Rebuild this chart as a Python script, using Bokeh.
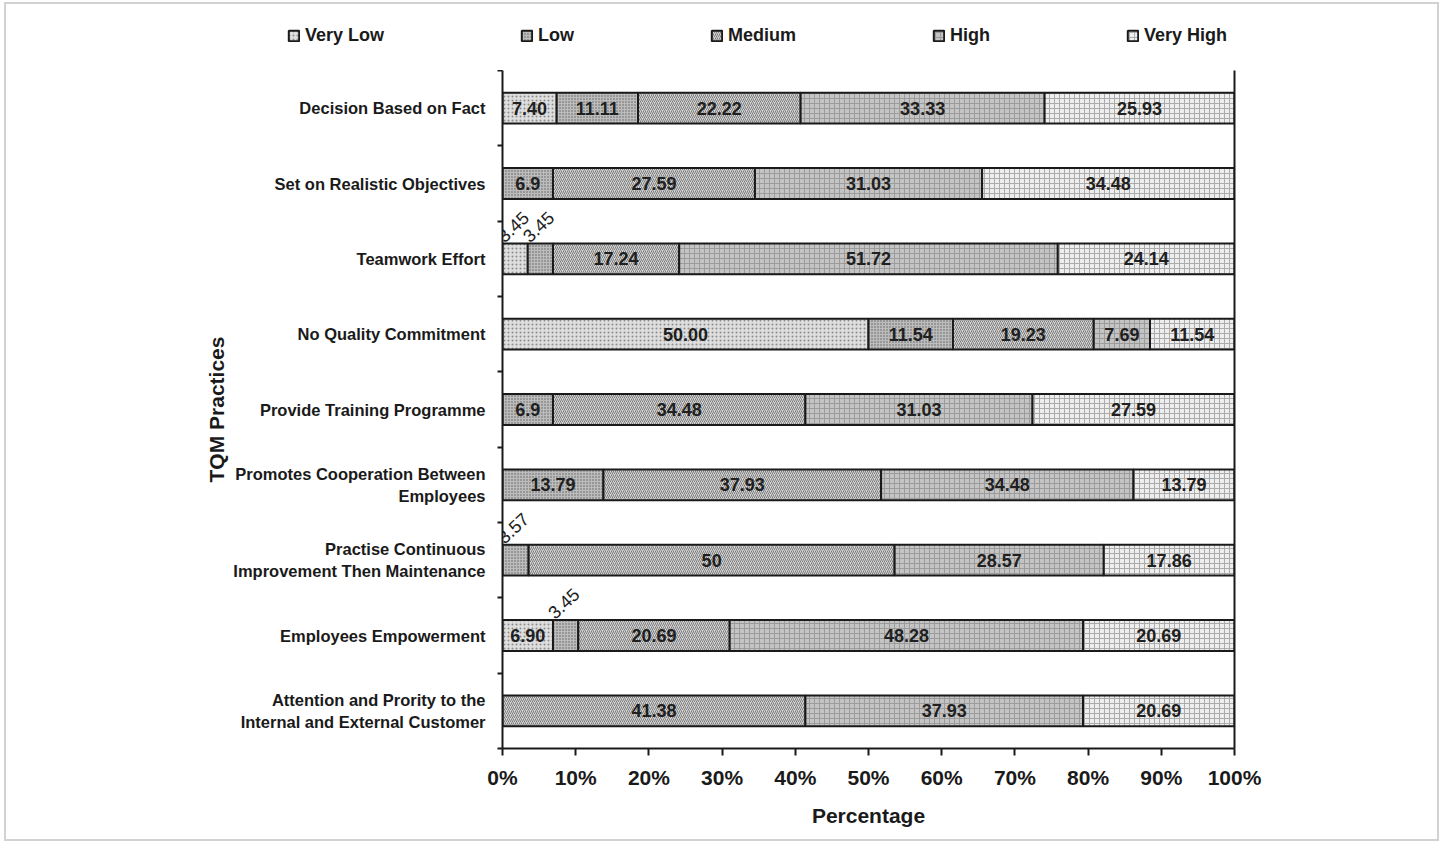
from bokeh.plotting import figure
from bokeh.layouts import column
from bokeh.models import (ColumnDataSource, FixedTicker, LinearAxis, Range1d,
                          Legend, LegendItem, PrintfTickFormatter)
from bokeh.embed import file_html
from bokeh.resources import INLINE
from bokeh.core.properties import value

# ---------------- data ----------------
practices = [
    "Decision Based on Fact",
    "Set on Realistic Objectives",
    "Teamwork Effort",
    "No Quality Commitment",
    "Provide Training Programme",
    "Promotes Cooperation Between\nEmployees",
    "Practise Continuous\nImprovement Then Maintenance",
    "Employees Empowerment",
    "Attention and Prority to the\nInternal and External Customer",
]
levels = ["Very Low", "Low", "Medium", "High", "Very High"]

very_low = ["7.40", "", "3.45", "50.00", "", "", "", "6.90", ""]
low = ["11.11", "6.9", "3.45", "11.54", "6.9", "13.79", "3.57", "3.45", ""]
medium = ["22.22", "27.59", "17.24", "19.23", "34.48", "37.93", "50", "20.69", "41.38"]
high = ["33.33", "31.03", "51.72", "7.69", "31.03", "34.48", "28.57", "48.28", "37.93"]
very_high = ["25.93", "34.48", "24.14", "11.54", "27.59", "13.79", "17.86", "20.69", "20.69"]
series = [very_low, low, medium, high, very_high]

x_ticks = list(range(0, 101, 10))

# ---------------- styles ----------------
fills = ["#dedede", "#bcbcbc", "#d4d4d4", "#c4c4c4", "#eeeeee"]
hatches = ["dot", "dot", "right_diagonal_line", "cross", "cross"]
hatch_colors = ["#8c8c8c", "#5e5e5e", "#7c7c7c", "#9c9c9c", "#ababab"]
hatch_scales = [4, 3, 4, 5, 5]
FONT = "Liberation Sans"
BAR_H = 0.41
SMALL = 5.0
W = 1431
NAN = float("nan")

n = len(practices)
p = figure(frame_width=732, frame_height=678,
           min_border_left=496, min_border_right=W - 496 - 732,
           min_border_top=0, min_border_bottom=91,
           x_range=Range1d(0, 100), y_range=Range1d(n, 0),
           output_backend="svg", toolbar_location=None,
           background_fill_color="white", border_fill_color="white")
p.outline_line_color = None
p.grid.visible = False

def bar_style(k):
    return dict(fill_color=fills[k], line_color="#1a1a1a", line_width=2,
                hatch_pattern=hatches[k], hatch_color=hatch_colors[k],
                hatch_scale=hatch_scales[k], hatch_weight=1)

cum = [0.0] * n
in_txt = {"x": [], "y": [], "t": []}
rot_txt = {"x": [], "y": [], "t": []}
for k, (lvl, vals) in enumerate(zip(levels, series)):
    ys, lefts, rights = [], [], []
    for i, s in enumerate(vals):
        v = float(s) if s else 0.0
        if v > 0:
            ys.append(i + 0.5)
            lefts.append(cum[i])
            rights.append(cum[i] + v)
            if v >= SMALL:
                in_txt["x"].append(cum[i] + v / 2)
                in_txt["y"].append(i + 0.5)
                in_txt["t"].append(s)
            else:
                rot_txt["x"].append(cum[i] + 0.3)
                rot_txt["y"].append(i + 0.5 - BAR_H / 2)
                rot_txt["t"].append(s)
        cum[i] += v
    src = ColumnDataSource(dict(y=ys, left=lefts, right=rights))
    p.hbar(y="y", left="left", right="right", height=BAR_H, source=src, **bar_style(k))

p.text(x="x", y="y", text="t", source=ColumnDataSource(in_txt),
       text_align="center", text_baseline="middle",
       text_font=value(FONT), text_font_style="bold",
       text_font_size="18px", text_color="#202020")
p.text(x="x", y="y", text="t", source=ColumnDataSource(rot_txt),
       angle=0.75, text_align="left", text_baseline="bottom",
       text_font=value(FONT), text_font_style="normal",
       text_font_size="18px", text_color="#202020")

# ---------------- axes ----------------
xa = p.xaxis[0]
xa.ticker = FixedTicker(ticks=x_ticks)
xa.formatter = PrintfTickFormatter(format="%d%%")
xa.major_tick_out = 7
xa.major_tick_in = 0
xa.minor_tick_line_color = None
xa.axis_line_width = 2
xa.axis_line_color = "#1a1a1a"
xa.major_tick_line_width = 2
xa.major_tick_line_color = "#1a1a1a"
xa.major_label_standoff = 10
xa.major_label_text_font = FONT
xa.major_label_text_font_style = "bold"
xa.major_label_text_font_size = "21px"
xa.major_label_text_color = "#1a1a1a"
xa.axis_label = "Percentage"
xa.axis_label_text_font = FONT
xa.axis_label_text_font_style = "bold"
xa.axis_label_text_font_size = "21px"
xa.axis_label_text_color = "#1a1a1a"
xa.axis_label_standoff = 12

centers = [i + 0.5 for i in range(n)]
ya = p.yaxis[0]
ya.ticker = FixedTicker(ticks=centers, minor_ticks=list(range(0, n + 1)))
ya.major_label_overrides = {c: lab for c, lab in zip(centers, practices)}
ya.major_tick_out = 0
ya.major_tick_in = 0
ya.minor_tick_out = 5
ya.minor_tick_in = 0
ya.minor_tick_line_width = 2
ya.minor_tick_line_color = "#1a1a1a"
ya.axis_line_width = 2
ya.axis_line_color = "#1a1a1a"
ya.major_label_standoff = 12
ya.major_label_text_font = FONT
ya.major_label_text_font_style = "bold"
ya.major_label_text_font_size = "16.5px"
ya.major_label_text_color = "#1a1a1a"
ya.axis_label = "TQM Practices"
ya.axis_label_text_font = FONT
ya.axis_label_text_font_style = "bold"
ya.axis_label_text_font_size = "21px"
ya.axis_label_text_color = "#1a1a1a"
ya.axis_label_standoff = 2

ra = LinearAxis(ticker=FixedTicker(ticks=[]), axis_line_width=2,
                axis_line_color="#1a1a1a", major_label_text_font_size="0px",
                major_tick_line_color=None, minor_tick_line_color=None)
p.add_layout(ra, "right")

# ---------------- legend (own strip above the chart) ----------------
lg = figure(frame_width=W, frame_height=66, min_border=0,
            x_range=Range1d(0, 1), y_range=Range1d(0, 1),
            output_backend="svg", toolbar_location=None,
            background_fill_color="white", border_fill_color="white")
lg.axis.visible = False
lg.grid.visible = False
lg.outline_line_color = None
items = []
for k, lvl in enumerate(levels):
    # swatch-only renderer: a single undefined row, so no bar is drawn
    r = lg.hbar(y=[NAN], left=[NAN], right=[NAN], height=BAR_H, **bar_style(k))
    items.append(LegendItem(label=lvl, renderers=[r]))
legend = Legend(items=items, orientation="horizontal", location=(281, 24),
                spacing=136, padding=0, margin=0, border_line_color=None,
                background_fill_alpha=0, glyph_width=13, glyph_height=13,
                label_standoff=5, label_text_font=FONT,
                label_text_font_style="bold", label_text_font_size="18px",
                label_text_color="#1a1a1a")
lg.add_layout(legend, "center")

page = column(lg, p, spacing=0,
              styles={"border": "2px solid #d2d2d2", "margin": "2px 0 0 4px"})

open("out.html", "w").write(file_html(page, INLINE))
◆ ◆ ◆
▶ _The task_:
Restate the material word for word from its first line through the line containing "from bokeh.core.properties import value", both included; the pictures do not belong in it.

▶ _Solution_:
Rebuild this chart as a Python script, using Bokeh.
from bokeh.plotting import figure
from bokeh.layouts import column
from bokeh.models import (ColumnDataSource, FixedTicker, LinearAxis, Range1d,
                          Legend, LegendItem, PrintfTickFormatter)
from bokeh.embed import file_html
from bokeh.resources import INLINE
from bokeh.core.properties import value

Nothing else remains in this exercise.